И встал из-за парты Шура Навяжский и тоненьким голосочком пропел:
– "Он вчера в опере был – вот в чем дело".
И все мальчишки хором поддержали его: "Да, да, да, да!"
– Ну так вот что, – сказала Мария Германовна, – здесь у нас школа, а не опера. Прошу всех певцов выйти из класса.
И восемь человек покинули класс.
Следующие уроки у нас проходили, как драматические спектакли: мы отвечали на вопросы, и никто не пел.
ОТЕЦ МОЕГО ДРУГА
Папы и мамы были в школе не редкими гостями.
Они бывали у нас на родительских собраниях, на школьных вечерах, концертах, на заседаниях родительского комитета, а нередко переминались с ноги на ногу в учительской, куда были вызваны по вопросу о поведении своего сына или дочери.

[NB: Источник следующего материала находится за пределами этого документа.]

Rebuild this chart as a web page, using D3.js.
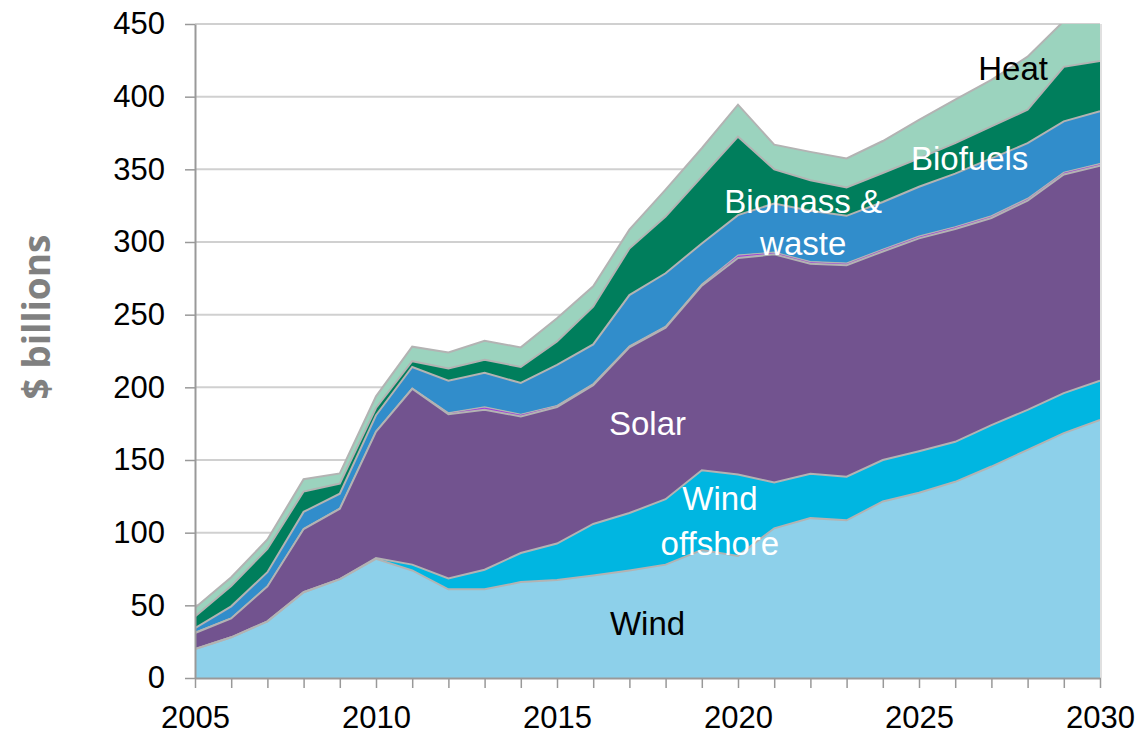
<!DOCTYPE html>
<html>
<head>
<meta charset="utf-8">
<script src="https://cdn.jsdelivr.net/npm/d3@7"></script>
<style>
  html, body { margin: 0; padding: 0; background: #fff; }
  svg { display: block; }
</style>
</head>
<body>
<div id="chart"></div>
<script>
// Investment by technology, $ billions
const years = [2005, 2006, 2007, 2008, 2009, 2010, 2011, 2012, 2013, 2014, 2015, 2016, 2017,
               2018, 2019, 2020, 2021, 2022, 2023, 2024, 2025, 2026, 2027, 2028, 2029, 2030];

const wind         = [20, 28, 39, 59, 68, 82, 74, 61, 61, 66, 67.5, 70.5, 74, 78, 88, 84, 103, 110, 108.5, 121.5, 127.5, 135, 145.5, 157, 168.5, 177.5];
const windOffshore = [0, 0, 0, 0, 0, 0.5, 4, 7.5, 13.5, 20, 25, 35.5, 39.5, 45, 55, 56, 31.5, 30.5, 30, 28.5, 28.5, 27.5, 28.5, 27.5, 27.5, 27];
const solar        = [11, 13, 24, 43.5, 48.5, 87, 121, 113, 110, 94, 94, 95.5, 114, 118, 127, 149, 157, 144.5, 145.5, 143.5, 146.5, 146.5, 142.5, 144, 150.5, 148];
const other        = [0.3, 0.3, 0.3, 0.3, 0.3, 0.3, 0.5, 1, 2, 1.5, 1, 1, 1, 1, 1, 2, 1.5, 1.5, 1.5, 1.5, 1.5, 1.5, 1.5, 1.5, 1.5, 1.5];
const biomass      = [3, 8, 9.5, 11.5, 10, 11, 14.5, 22, 23.5, 21.5, 28, 27, 35, 36.5, 28, 27.5, 33.5, 35, 32.5, 32.5, 34, 36.5, 39.5, 38, 35, 36];
const biofuels     = [8, 14, 16, 14, 7, 5, 4, 8.5, 9, 11, 16, 26, 32, 39, 46, 54, 23.5, 21, 19.5, 20, 19.5, 21, 22, 23, 37.5, 34.5];
const heat         = [6, 6, 6.5, 8.5, 7, 8, 10, 11, 13, 13.5, 16, 14, 13, 18.5, 19.5, 22, 17, 19.5, 20, 22, 26.5, 30, 32, 36.5, 31.5, 33];

const seriesKeys   = ['wind', 'windOffshore', 'solar', 'other', 'biomass', 'biofuels', 'heat'];
const seriesColors = ['#8dd0ea', '#00b6e1', '#72538f', '#a13fd6', '#318dcb', '#007e5c', '#9bd3be'];

const yTicks = [0, 50, 100, 150, 200, 250, 300, 350, 400, 450];
const xTickLabels = [2005, 2010, 2015, 2020, 2025, 2030];

// in-chart labels, anchored in data space (year, value at baseline)
const labels = [
    { text: 'Wind',      year: 2017.5, value: 29.5,  color: '#000' },
    { text: 'Wind',      year: 2019.5, value: 115.5, color: '#fff' },
    { text: 'offshore',  year: 2019.5, value: 84.5,  color: '#fff' },
    { text: 'Solar',     year: 2017.5, value: 167,   color: '#fff' },
    { text: 'Biomass &', year: 2021.8, value: 320,   color: '#fff' },
    { text: 'waste',     year: 2021.8, value: 291,   color: '#fff' },
    { text: 'Biofuels',  year: 2026.4, value: 349.5, color: '#fff' },
    { text: 'Heat',      year: 2027.6, value: 411.5, color: '#000' }
];

let size = { width: 1140, height: 739 };
let plot = { left: 195, right: 1100, top: 24, bottom: 678 };

let data = years.map((y, i) => ({
    year: y,
    wind: wind[i],
    windOffshore: windOffshore[i],
    solar: solar[i],
    other: other[i],
    biomass: biomass[i],
    biofuels: biofuels[i],
    heat: heat[i]
}));

let svg = d3.select('#chart').append('svg')
    .attr('width', size.width)
    .attr('height', size.height)
    .attr('viewBox', [0, 0, size.width, size.height]);

let xScale = d3.scaleLinear()
    .domain([2005, 2030])
    .range([plot.left, plot.right]);

let yScale = d3.scaleLinear()
    .domain([0, 450])
    .range([plot.bottom, plot.top]);

// gridlines
svg.append('g')
    .selectAll('line')
    .data(yTicks.slice(1))
    .join('line')
    .attr('x1', plot.left).attr('x2', plot.right)
    .attr('y1', d => yScale(d)).attr('y2', d => yScale(d))
    .attr('stroke', '#d0d0d0')
    .attr('stroke-width', 2);

// right border of plot area
svg.append('line')
    .attr('x1', plot.right + 1).attr('x2', plot.right + 1)
    .attr('y1', plot.top).attr('y2', plot.bottom)
    .attr('stroke', '#d6d6d6')
    .attr('stroke-width', 1.5);

svg.append('clipPath').attr('id', 'plot-clip')
    .append('rect')
    .attr('x', plot.left).attr('y', plot.top)
    .attr('width', plot.right - plot.left).attr('height', plot.bottom - plot.top);

let stack = d3.stack().keys(seriesKeys);
let layers = stack(data);

let area = d3.area()
    .x(d => xScale(d.data.year))
    .y0(d => yScale(d[0]))
    .y1(d => yScale(d[1]));

let topLine = d3.line()
    .x(d => xScale(d.data.year))
    .y(d => yScale(d[1]));

let areas = svg.append('g').attr('clip-path', 'url(#plot-clip)');

areas.selectAll('path.layer')
    .data(layers)
    .join('path')
    .attr('class', 'layer')
    .attr('d', area)
    .attr('fill', (d, i) => seriesColors[i]);

areas.selectAll('path.edge')
    .data(layers)
    .join('path')
    .attr('class', 'edge')
    .attr('d', topLine)
    .attr('fill', 'none')
    .attr('stroke', '#b3b3b3')
    .attr('stroke-width', d => d.key === 'other' ? 1.2 : 2);

// y axis
let yAxis = svg.append('g')
    .attr('transform', `translate(${plot.left},0)`)
    .call(d3.axisLeft(yScale).tickValues(yTicks).tickSize(10).tickPadding(20).tickSizeOuter(0));

// x axis
let xAxis = svg.append('g')
    .attr('transform', `translate(0,${plot.bottom})`)
    .call(d3.axisBottom(xScale).tickValues(years).tickSize(10).tickPadding(18).tickSizeOuter(0)
        .tickFormat(d => xTickLabels.includes(d) ? String(d) : ''));

[yAxis, xAxis].forEach(ax => {
    ax.select('.domain').attr('stroke', '#999').attr('stroke-width', 2);
    ax.selectAll('.tick line').attr('stroke', '#999').attr('stroke-width', 1.5);
    ax.selectAll('.tick text')
        .attr('fill', '#000')
        .style('font-family', '"Liberation Sans", Arial, sans-serif')
        .style('font-size', '31px');
});
xAxis.selectAll('.tick text').attr('dy', '0.72em');

// y axis title
svg.append('text')
    .attr('transform', 'translate(50,317) rotate(-90)')
    .attr('text-anchor', 'middle')
    .attr('fill', '#808080')
    .style('font-family', '"Open Sans", sans-serif')
    .style('font-weight', 'bold')
    .style('font-size', '37px')
    .text('$ billions');

// labels inside the chart
svg.append('g')
    .selectAll('text')
    .data(labels)
    .join('text')
    .attr('x', d => xScale(d.year))
    .attr('y', d => yScale(d.value))
    .attr('text-anchor', 'middle')
    .attr('fill', d => d.color)
    .style('font-family', '"Liberation Sans", Arial, sans-serif')
    .style('font-size', '33px')
    .text(d => d.text);
</script>
</body>
</html>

Одни стояли перед педагогом, как будто это они провинились, моргали испуганными глазами или смущенно сморкались, прикрывая платком глаза. Другие__ Удивленно взирали на педагога и разводили руками:
Не знаю. Мой Леня дома вежливый, скромный мальчик. Не представляю себе, чтобы он пытался взорвать учительницу. Тут явно какая-то ошибка.
Бывало и что мамы плакали.
Мы, конечно, знали всех родителей. Но они нас не очень волновали.
Волновал нас один папа. Это был отец Бобки__профессор Рабинович. Известнейший врач одной из лучших ленинградских клиник.